Whoa, hey! Long time, no see, friends! The studio has been very busy this summer with plenty of visitors. There have been a couple Hollywood Painting Emergencies, too! Nancy was even in LA recently for the Grace and Frankie wrap party. Whoo-hoo!
This week, we're going to tell the story of the neighborhood boys that sparked Nancy's interest and inspired an on-going series of portraits started half a decade ago.
Every Friday, we are greeted with the neighborhood Orthodox boys who go to school at the Lubavich Mesivtah (Jewish High School for Boys) around the corner. The school and it's dormitories are peppered down California Ave and they are seen walking up and down the street to class or back to their dormitories to sleep and study. They are all incredibly dedicated to their schoolwork and their religion. The boys of the Chabad have a mission to spread the teachings of the Torah and to make other Jewish people as devout as possible. So, every Friday during outreach around 12:00 pm 2 to 3 boys come in to the studio to give Nancy shabbas candles and Jewish Insight pamphlets.
Around five years ago, Nancy decided to introduce herself because her middle son, Leo, told her that she should open her windows to the neighborhood to let her creative presence be seen. One day, Nancy was in her studio and she noticed one of the boys from the Chabad walking to class on the other side of the street. She saw this moment as her opportunity to introduce herself. So, she crosses the busy avenue, with her neighbor Karen Bark running close behind and introduces herself. She says, “Hi, I’m Nancy. I’m the artist across the street there.” and the boy responds flatly, “I know.”. She extends her hand for an introductory handshake and out of the blue Karen quickly slaps it away “You can’t touch him!!!”, she exclaims, panicked. Orthodox Jewish boys aren’t allowed to touch or be touched by a woman that isn’t their mother until they are married. Nancy often describes herself as ‘Jew-ish’, meaning that she respects the her roots, but doesn’t devoutly practice religion... she does more yoga than prayer. Anyways, the boy went into his pocket, pulled out a Nature Valley Granola bar, and reached out to her with it politely. She grabbed the bar and and they shook granola together. Now formally introduced by way of a semi-nutritional breakfast bar, Nancy then told the boy she wanted to a series of portraits of him and his classmates and asked if it was OK. He told her that he would have to ask his principal.

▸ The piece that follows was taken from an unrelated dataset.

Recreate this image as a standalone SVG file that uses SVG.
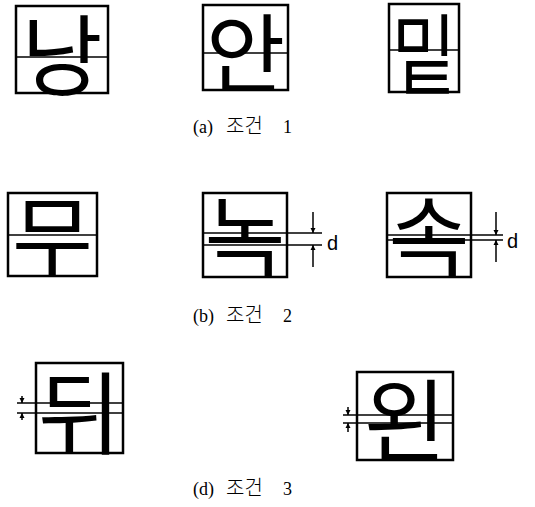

A couple of weeks later, Nancy saw a pair of boys from the school and ran over to ask if the permission had been granted. They looked at her sheepishly and said, “You don’t understand. We are ultra, ultra orthodox.” and she asked if she could speak to their principal. They said yes and proceeded to basically run away from her; which is what Nancy wanted to do when she saw their principal- a very stern-looking bearded orthodox man, who in reality is very kind, but takes his responsibilities incredibly seriously.
Still a little bit too shy to talk to the principal, Nancy decided to do some research among her more Jewish friends. They told her it would probably never happen. Until one day, Nancy was teaching a class in the back of her studio and one of the boys comes in and yells out, “Anybody in here Jewish?”, like an eager beaver little kid, Nancy emerges from the back waving her hand, “ME, ME! I’m Jewish!”. Since this boy was different Nancy took another stab at getting this project off the ground. She said to him “I really want to do this series of portraits of you boys.” to which he replied, “Sure”.
After some negotiation, Nancy and the Chabad boys came to an agreement that the portraits would be from photographs taken by Nancy’s husband David, but that David would have to get wrapped in tefillin after the photos were taken. Tefillin are a set of small, black leather boxes with straps containing scrolls of parchment with verses of the Torah. There are arm-tefillin (shel yad) and head tefillin(shel rosh) and it is considered quite an honor to be wrapped in and blessed with the tefillin, also for a jewish man who hasn’t been bar mitzvahed this is the equivalent. With this clever trade-off, the deal was made and thus began the beginning of a mutual, beneficial neighborhood relationship and a series that hangs in the front of Nancy’s studio and on the walls of her studio. As the boys matriculate,old ones go off on their way and new ones come in with shabbas candles asking for their portraits to be made.